Engraving of a gas stove cooktop

Is my gas stove a problem for my air?

Cooking on a gas burner releases nitrogen dioxide, fine particles, and benzene right where you breathe, and a tight modern home traps it. You do not have to rip out the stove. The fix that matters most is venting outside while you cook and running a filter after. About 13% of US childhood asthma traces to gas stove use, so the concern is real, not hype.

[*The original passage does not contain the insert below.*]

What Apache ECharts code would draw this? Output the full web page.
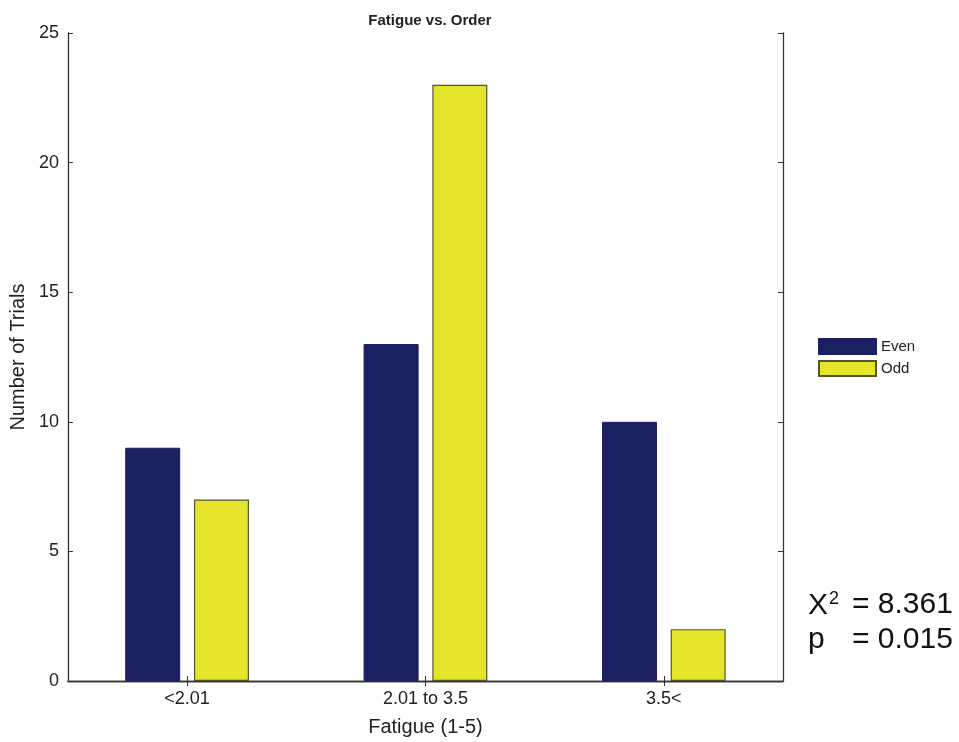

What the burner puts in your air

A lit gas burner is a small combustion engine in your kitchen. It gives off nitrogen dioxide and fine particles you can breathe deep into your lungs, plus a little benzene, a known carcinogen. The food itself adds more: pan-frying and stir-frying throw off the biggest bursts of fine particles, far more than the gas-versus-electric difference. Newer homes are built tight to save energy, which is good for your heating bill and bad for trapping what the stove gives off. With no path outside, a cooking cloud can hang in the air for ten hours.

How worried should you be

Worried enough to change how you vent, not worried enough to panic. Researchers estimate about 13% of childhood asthma in the US traces back to gas stove use, and in California the figure is closer to one in five cases. That puts it in the same range as secondhand smoke as a driver of kids' asthma. Children, anyone with asthma, and people in small or poorly ventilated kitchens carry the most risk. The stove is a real source. It is also one of the most fixable things in your home.

Cook well, and clean up after

The honest answer is and, not or: keep cooking the food you like, and handle what it leaves behind. A range hood that vents outside and gets switched on every time cuts cooking-related particles and gases by most of what they would otherwise be. The catch is that many newer kitchens have a recirculating hood that just blows air through a grease filter and back into the room, which does almost nothing for the air you breathe. If that is your hood, a strong air purifier in the kitchen makes up part of the gap, mostly on the particle side. Opening a window while you cook works too.

Should you get rid of the stove

Not on its own. Switching to induction does end the indoor combustion source, but a new stove plus the electrical work runs into the thousands, and venting plus filtering already does most of the job. If you are already remodeling the kitchen, induction is a clean swap worth making. If you are not, spend the effort and money on ventilation and filtration first. Those reach the problem for a fraction of the cost.

Where to start

  1. Turn the range hood on every time you cook, and leave it running a few minutes after.
  2. Crack a kitchen window while cooking to give the fumes somewhere to go.
  3. Check whether your hood vents outside or just recirculates: if you cannot find a duct leaving the house, assume it recirculates.
  4. Favor boiling, baking, or air-frying over pan-frying and stir-frying when the meal allows, since they release far fewer particles.
  5. If your hood recirculates, run an air purifier with a carbon stage in the kitchen during and after cooking.

Common questions

Are gas stoves bad for you?

Using one adds nitrogen dioxide, fine particles, and a little benzene to your indoor air, and that exposure is linked to childhood asthma. It is a real health source, especially for kids and people with asthma. The risk is driven by how the cooking byproducts are vented, which is the part you can control.

Should I get rid of my gas stove?

You do not need to. Venting outside while you cook and filtering after handles most of the exposure for far less money. Induction does eliminate the indoor source and is worth choosing if you are already remodeling, but replacing a working stove just for air quality is usually not the highest-value move.

Does a range hood actually help?

Only if it vents outside and you turn it on. A hood ducted to the outdoors and used during cooking removes most of the particles and gases the burner produces. A recirculating hood that returns air to the room does almost nothing for what you breathe, so pair it with a kitchen air purifier or an open window.

Is electric or induction really cleaner?

For the gases like nitrogen dioxide, yes, because there is no combustion. For fine particles, the bigger factor is the food and method: pan-frying and stir-frying produce far more particles than boiling or baking on any stove. So induction removes the gas-phase problem but you still want ventilation for cooking particles.

How long do cooking fumes stay in the air?

Without ventilation, fine particles from a cooking session can linger ten hours or more in a tight home. Venting outside during cooking and running a filter afterward clears them far faster, which is why the after-cooking cleanup matters as much as the cooking itself.